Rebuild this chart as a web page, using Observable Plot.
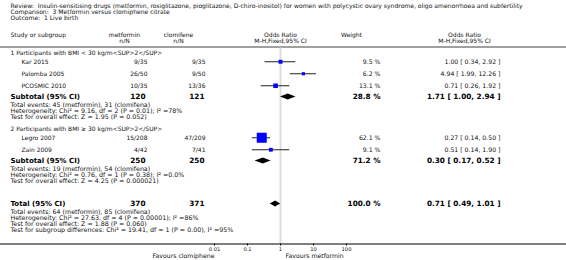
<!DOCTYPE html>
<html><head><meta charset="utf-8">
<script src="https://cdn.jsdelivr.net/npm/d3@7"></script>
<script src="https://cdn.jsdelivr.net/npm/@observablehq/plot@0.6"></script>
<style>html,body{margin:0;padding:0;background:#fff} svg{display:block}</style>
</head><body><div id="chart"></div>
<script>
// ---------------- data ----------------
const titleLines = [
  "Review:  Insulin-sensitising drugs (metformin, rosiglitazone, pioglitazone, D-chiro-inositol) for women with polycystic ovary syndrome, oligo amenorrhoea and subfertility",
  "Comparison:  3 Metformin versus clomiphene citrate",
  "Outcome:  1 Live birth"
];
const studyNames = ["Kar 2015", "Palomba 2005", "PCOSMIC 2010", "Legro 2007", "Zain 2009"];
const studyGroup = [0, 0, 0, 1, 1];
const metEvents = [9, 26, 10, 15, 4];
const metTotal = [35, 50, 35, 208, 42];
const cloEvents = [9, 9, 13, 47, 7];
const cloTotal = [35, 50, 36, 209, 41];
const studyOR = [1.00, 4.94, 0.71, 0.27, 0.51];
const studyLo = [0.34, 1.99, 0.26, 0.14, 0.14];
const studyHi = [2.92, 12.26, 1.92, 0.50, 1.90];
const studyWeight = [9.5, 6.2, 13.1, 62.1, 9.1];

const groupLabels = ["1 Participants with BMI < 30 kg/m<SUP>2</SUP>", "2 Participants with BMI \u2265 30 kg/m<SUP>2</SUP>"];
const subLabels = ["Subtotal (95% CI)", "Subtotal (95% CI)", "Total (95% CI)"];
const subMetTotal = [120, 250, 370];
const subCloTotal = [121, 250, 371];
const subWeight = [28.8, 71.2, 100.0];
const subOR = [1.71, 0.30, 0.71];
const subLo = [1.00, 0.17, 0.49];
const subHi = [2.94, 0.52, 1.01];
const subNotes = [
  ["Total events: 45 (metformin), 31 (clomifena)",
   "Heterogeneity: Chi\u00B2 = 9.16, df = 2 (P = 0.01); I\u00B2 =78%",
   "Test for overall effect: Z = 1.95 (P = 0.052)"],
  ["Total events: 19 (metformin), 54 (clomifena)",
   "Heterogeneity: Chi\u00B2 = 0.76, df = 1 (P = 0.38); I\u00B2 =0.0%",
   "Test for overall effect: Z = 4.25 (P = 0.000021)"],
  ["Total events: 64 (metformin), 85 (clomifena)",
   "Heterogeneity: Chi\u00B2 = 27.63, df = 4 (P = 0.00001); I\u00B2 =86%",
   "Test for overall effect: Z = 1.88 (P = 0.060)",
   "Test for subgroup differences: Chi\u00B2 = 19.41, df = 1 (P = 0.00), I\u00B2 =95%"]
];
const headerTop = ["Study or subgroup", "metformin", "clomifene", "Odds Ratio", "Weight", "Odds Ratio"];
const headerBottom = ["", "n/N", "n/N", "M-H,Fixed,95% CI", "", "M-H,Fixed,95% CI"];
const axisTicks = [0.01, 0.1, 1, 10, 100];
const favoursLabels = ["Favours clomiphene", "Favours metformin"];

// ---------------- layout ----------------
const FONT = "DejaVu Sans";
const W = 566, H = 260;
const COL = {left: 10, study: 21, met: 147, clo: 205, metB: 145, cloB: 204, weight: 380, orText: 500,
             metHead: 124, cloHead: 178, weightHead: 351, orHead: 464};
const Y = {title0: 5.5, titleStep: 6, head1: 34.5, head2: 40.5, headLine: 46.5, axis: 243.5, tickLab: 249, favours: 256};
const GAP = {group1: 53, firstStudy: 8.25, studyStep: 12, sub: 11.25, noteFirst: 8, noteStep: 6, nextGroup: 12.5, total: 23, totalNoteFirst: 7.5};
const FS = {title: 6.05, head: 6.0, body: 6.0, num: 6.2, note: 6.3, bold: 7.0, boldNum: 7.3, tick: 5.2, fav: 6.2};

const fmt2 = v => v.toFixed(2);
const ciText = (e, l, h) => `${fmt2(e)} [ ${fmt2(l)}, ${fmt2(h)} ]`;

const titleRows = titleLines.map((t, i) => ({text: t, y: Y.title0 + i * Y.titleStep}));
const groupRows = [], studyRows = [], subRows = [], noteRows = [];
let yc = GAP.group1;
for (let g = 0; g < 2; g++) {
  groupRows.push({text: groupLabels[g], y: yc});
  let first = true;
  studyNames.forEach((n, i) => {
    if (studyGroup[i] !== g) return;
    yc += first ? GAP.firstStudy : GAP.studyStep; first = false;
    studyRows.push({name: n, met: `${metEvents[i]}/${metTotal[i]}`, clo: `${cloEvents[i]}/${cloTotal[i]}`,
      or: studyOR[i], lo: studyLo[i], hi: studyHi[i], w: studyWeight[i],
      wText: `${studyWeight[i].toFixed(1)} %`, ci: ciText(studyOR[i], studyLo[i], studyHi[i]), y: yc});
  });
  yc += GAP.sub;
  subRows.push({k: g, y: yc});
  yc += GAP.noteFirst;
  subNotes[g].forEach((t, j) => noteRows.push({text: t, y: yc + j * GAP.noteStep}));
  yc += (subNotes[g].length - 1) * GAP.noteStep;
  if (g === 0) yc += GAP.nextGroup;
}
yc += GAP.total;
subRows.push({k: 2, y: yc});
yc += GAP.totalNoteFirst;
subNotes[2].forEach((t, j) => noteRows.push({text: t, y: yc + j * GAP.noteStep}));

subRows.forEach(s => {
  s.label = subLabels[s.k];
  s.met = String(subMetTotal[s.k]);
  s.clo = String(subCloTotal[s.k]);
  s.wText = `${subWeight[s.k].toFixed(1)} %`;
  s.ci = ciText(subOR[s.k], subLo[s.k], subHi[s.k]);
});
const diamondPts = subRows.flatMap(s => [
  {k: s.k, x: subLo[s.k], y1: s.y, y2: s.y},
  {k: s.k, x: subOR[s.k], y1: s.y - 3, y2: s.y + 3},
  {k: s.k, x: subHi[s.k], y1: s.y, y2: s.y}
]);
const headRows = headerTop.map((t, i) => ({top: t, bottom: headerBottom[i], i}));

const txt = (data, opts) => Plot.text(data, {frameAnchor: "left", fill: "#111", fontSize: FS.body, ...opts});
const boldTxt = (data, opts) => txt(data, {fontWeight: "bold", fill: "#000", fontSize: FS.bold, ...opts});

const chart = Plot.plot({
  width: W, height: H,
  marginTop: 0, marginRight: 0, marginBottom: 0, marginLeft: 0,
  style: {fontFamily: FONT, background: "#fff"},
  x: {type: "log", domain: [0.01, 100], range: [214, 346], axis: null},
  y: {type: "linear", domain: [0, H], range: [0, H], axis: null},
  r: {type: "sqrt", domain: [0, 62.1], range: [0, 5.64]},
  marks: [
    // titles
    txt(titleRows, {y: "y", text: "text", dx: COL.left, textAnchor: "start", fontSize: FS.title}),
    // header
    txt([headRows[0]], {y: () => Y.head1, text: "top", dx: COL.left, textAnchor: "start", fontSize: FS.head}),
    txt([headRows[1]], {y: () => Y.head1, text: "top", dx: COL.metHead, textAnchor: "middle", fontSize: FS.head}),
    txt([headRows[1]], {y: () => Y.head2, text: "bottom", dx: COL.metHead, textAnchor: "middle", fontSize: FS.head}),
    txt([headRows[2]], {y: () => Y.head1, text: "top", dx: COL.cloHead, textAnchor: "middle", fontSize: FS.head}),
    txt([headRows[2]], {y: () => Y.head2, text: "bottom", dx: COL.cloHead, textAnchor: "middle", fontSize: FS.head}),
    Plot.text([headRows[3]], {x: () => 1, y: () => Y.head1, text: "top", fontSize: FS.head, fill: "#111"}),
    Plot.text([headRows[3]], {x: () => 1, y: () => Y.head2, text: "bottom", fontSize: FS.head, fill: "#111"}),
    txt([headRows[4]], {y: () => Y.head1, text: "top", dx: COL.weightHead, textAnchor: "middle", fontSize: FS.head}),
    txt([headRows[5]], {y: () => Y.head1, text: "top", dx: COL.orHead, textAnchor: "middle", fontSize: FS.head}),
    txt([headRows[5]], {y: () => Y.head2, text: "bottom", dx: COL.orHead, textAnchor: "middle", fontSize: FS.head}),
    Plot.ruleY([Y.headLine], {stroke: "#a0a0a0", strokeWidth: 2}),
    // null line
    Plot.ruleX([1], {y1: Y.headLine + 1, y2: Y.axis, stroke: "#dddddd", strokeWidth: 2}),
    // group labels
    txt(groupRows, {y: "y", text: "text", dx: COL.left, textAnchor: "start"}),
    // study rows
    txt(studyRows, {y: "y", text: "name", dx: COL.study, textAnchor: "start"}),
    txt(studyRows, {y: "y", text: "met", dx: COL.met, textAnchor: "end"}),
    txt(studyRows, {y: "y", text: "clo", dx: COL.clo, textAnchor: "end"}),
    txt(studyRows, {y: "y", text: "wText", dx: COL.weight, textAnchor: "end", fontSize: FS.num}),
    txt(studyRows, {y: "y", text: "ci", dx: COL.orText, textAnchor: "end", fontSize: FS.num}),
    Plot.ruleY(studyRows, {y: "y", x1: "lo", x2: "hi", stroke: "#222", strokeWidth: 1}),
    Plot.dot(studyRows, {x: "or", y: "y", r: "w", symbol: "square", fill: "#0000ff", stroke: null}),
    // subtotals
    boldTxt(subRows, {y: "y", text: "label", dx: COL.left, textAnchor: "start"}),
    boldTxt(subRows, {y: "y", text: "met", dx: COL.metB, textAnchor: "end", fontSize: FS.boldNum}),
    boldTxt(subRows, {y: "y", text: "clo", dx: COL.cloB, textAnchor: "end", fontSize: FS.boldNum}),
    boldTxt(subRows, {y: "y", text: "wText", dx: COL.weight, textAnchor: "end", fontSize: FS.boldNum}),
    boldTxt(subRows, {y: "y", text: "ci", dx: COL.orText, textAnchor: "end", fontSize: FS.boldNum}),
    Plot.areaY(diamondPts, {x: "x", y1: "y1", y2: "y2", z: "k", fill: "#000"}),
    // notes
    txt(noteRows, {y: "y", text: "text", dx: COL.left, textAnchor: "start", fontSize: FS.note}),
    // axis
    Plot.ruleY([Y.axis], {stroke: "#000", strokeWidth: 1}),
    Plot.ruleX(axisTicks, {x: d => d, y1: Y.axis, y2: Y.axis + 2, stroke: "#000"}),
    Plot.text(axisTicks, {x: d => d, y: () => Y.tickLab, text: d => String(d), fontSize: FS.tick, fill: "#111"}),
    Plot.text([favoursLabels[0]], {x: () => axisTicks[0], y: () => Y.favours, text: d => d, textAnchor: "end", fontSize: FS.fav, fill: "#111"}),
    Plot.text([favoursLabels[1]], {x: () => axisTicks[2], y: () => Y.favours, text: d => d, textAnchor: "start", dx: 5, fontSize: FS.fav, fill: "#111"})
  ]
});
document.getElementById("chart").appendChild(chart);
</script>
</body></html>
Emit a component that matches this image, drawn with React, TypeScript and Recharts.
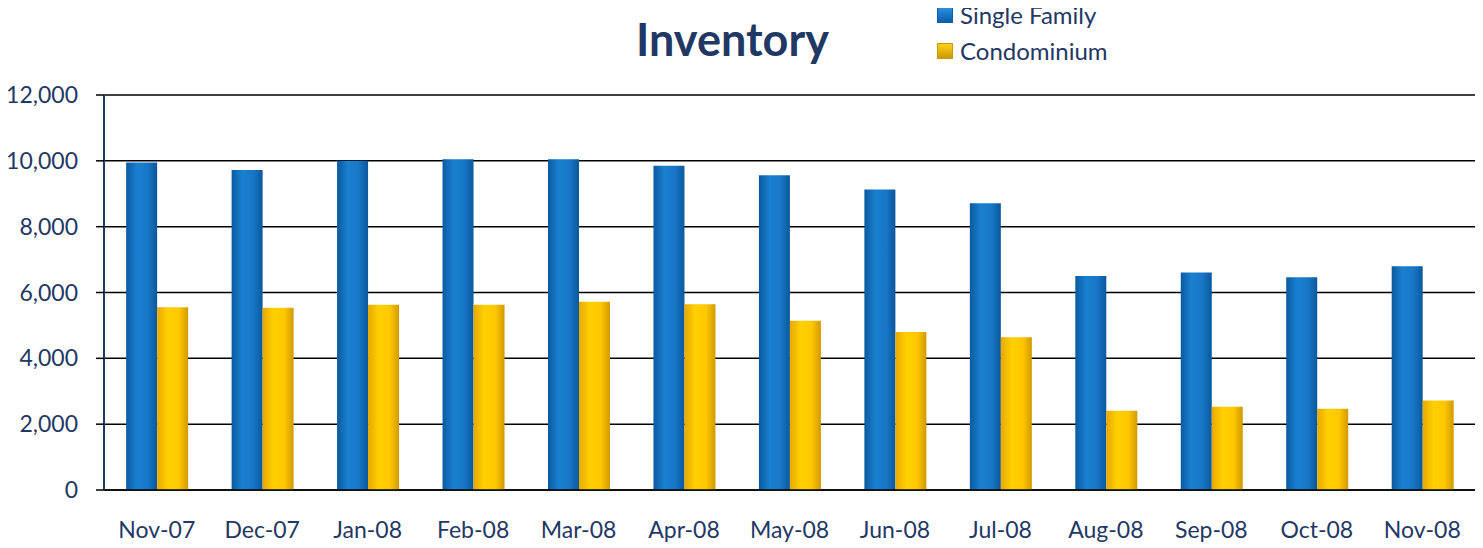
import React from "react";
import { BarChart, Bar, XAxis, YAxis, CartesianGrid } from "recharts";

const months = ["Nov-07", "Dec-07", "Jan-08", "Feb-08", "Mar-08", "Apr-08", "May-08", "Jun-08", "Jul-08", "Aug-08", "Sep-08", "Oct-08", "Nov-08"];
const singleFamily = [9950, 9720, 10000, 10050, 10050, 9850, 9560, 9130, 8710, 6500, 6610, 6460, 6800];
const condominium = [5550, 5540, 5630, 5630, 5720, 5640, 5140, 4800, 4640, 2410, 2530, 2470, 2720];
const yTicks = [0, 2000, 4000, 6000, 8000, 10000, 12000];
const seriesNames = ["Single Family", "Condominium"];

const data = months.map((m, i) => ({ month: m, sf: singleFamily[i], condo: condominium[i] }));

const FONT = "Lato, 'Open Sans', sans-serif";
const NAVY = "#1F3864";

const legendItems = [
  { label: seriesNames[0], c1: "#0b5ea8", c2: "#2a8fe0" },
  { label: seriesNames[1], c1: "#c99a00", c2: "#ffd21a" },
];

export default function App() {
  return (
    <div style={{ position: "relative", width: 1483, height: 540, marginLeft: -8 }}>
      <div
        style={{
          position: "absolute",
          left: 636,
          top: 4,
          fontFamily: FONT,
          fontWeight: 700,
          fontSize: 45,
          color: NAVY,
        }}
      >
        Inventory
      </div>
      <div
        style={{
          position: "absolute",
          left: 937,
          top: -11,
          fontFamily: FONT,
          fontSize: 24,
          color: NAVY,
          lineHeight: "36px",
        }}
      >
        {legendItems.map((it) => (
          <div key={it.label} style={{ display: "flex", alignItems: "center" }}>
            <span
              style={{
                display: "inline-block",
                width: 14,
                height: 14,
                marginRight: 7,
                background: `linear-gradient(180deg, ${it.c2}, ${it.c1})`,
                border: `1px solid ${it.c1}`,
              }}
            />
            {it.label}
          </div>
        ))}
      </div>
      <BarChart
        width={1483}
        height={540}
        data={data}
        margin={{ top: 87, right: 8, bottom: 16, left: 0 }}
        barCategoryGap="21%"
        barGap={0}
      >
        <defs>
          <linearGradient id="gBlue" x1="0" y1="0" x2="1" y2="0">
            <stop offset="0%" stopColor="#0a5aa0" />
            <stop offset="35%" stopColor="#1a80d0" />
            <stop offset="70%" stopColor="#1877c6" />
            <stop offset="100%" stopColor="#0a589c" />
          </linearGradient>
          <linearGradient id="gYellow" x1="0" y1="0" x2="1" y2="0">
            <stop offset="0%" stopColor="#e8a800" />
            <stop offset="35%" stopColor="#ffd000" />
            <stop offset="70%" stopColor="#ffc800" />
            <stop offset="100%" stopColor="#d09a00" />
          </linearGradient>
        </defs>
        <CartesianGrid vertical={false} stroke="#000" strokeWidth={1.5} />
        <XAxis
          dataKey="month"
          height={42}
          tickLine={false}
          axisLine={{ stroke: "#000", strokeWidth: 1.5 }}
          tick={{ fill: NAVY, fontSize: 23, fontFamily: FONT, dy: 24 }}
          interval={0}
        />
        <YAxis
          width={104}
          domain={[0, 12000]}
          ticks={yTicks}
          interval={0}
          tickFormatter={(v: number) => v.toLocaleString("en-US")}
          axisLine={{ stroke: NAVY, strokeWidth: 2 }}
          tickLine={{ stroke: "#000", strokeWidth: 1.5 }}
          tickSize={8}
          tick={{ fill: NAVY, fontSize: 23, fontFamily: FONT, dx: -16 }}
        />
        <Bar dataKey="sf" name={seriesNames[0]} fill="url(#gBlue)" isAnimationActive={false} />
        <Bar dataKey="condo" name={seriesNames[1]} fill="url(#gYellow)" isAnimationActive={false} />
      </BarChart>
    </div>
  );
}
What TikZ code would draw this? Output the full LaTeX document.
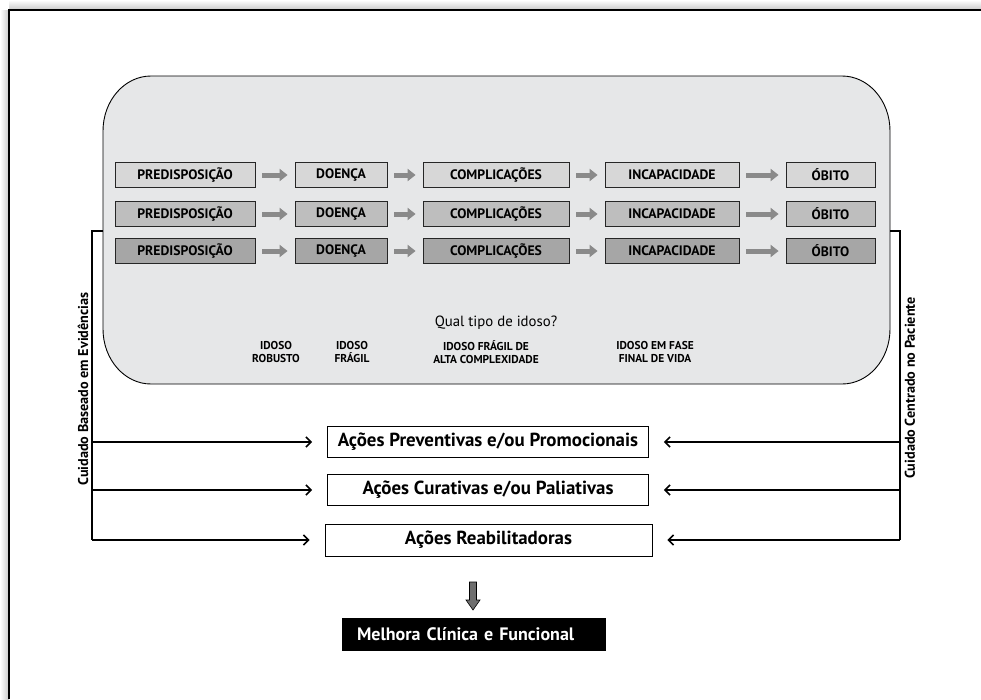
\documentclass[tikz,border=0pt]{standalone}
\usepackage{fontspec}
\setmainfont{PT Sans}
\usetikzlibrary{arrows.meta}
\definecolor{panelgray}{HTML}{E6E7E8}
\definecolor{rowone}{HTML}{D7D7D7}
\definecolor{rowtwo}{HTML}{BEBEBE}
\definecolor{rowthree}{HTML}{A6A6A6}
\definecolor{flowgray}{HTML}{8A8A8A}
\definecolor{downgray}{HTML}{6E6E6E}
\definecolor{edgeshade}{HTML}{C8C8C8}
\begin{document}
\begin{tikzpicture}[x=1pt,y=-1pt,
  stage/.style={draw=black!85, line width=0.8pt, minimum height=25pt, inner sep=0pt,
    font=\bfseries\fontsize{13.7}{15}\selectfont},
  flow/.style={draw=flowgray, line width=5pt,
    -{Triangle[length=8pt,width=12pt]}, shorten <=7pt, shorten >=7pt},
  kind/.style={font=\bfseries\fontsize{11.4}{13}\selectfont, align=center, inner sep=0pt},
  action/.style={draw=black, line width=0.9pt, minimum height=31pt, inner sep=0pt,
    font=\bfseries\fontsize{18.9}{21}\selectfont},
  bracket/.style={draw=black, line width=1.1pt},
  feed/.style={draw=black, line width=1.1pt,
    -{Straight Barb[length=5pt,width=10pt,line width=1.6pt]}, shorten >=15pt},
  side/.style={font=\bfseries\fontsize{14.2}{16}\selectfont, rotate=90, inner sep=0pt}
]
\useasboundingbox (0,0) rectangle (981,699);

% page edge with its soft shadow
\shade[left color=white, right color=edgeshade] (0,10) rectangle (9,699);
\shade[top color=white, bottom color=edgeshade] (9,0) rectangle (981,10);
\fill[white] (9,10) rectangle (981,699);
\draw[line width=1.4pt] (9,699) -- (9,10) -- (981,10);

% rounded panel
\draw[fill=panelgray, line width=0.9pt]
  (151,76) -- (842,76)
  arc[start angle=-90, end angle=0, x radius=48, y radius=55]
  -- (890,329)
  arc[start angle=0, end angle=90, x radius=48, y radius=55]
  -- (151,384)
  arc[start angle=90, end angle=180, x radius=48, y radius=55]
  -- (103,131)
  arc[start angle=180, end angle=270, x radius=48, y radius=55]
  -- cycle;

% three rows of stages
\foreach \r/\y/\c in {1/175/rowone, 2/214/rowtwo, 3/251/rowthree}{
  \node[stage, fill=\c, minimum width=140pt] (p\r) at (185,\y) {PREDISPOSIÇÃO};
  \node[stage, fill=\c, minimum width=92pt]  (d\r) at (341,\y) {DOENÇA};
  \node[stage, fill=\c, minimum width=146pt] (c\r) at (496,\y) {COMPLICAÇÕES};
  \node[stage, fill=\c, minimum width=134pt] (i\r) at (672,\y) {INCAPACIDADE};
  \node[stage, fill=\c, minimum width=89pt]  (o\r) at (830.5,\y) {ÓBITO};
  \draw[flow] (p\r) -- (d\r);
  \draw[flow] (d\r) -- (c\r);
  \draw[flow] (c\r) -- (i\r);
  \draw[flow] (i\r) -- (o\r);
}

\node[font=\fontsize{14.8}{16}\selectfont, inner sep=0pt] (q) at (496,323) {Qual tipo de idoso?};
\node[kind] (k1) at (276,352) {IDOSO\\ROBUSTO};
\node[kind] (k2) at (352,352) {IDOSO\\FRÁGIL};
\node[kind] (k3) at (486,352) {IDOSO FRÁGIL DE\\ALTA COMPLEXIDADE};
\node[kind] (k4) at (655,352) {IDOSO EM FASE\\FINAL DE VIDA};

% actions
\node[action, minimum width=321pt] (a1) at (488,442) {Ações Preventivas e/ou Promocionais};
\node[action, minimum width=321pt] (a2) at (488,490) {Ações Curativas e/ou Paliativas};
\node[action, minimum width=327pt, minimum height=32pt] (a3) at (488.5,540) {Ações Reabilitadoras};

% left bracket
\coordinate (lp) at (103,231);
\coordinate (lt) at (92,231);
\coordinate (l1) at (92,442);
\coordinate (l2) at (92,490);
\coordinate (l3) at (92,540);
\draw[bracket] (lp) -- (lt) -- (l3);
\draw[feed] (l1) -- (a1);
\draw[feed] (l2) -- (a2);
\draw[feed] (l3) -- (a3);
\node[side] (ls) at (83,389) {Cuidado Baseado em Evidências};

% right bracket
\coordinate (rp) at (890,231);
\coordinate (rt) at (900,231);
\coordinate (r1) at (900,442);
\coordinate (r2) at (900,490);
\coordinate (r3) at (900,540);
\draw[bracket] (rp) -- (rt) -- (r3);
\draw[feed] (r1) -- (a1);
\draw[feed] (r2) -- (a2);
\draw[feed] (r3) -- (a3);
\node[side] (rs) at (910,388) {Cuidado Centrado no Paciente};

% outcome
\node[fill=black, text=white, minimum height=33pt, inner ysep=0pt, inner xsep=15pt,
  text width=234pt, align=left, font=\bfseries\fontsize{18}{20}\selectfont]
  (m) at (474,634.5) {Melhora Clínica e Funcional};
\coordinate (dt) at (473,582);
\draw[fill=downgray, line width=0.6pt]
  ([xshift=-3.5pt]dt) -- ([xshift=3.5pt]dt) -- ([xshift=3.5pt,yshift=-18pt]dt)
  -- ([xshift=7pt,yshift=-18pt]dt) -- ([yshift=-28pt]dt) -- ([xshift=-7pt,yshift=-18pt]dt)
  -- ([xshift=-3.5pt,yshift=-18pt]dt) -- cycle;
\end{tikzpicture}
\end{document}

* * * * *

Aim of the task
Make an exact copy of the lines from the one that contains "Emit a component" through the one that contains "XAxis, YAxis, CartesianGrid", both included, and no other lines. Pictures are skipped.

Solution to this task
Emit a component that matches this image, drawn with React, TypeScript and Recharts.
import React from "react";
import { BarChart, Bar, XAxis, YAxis, CartesianGrid } from "recharts";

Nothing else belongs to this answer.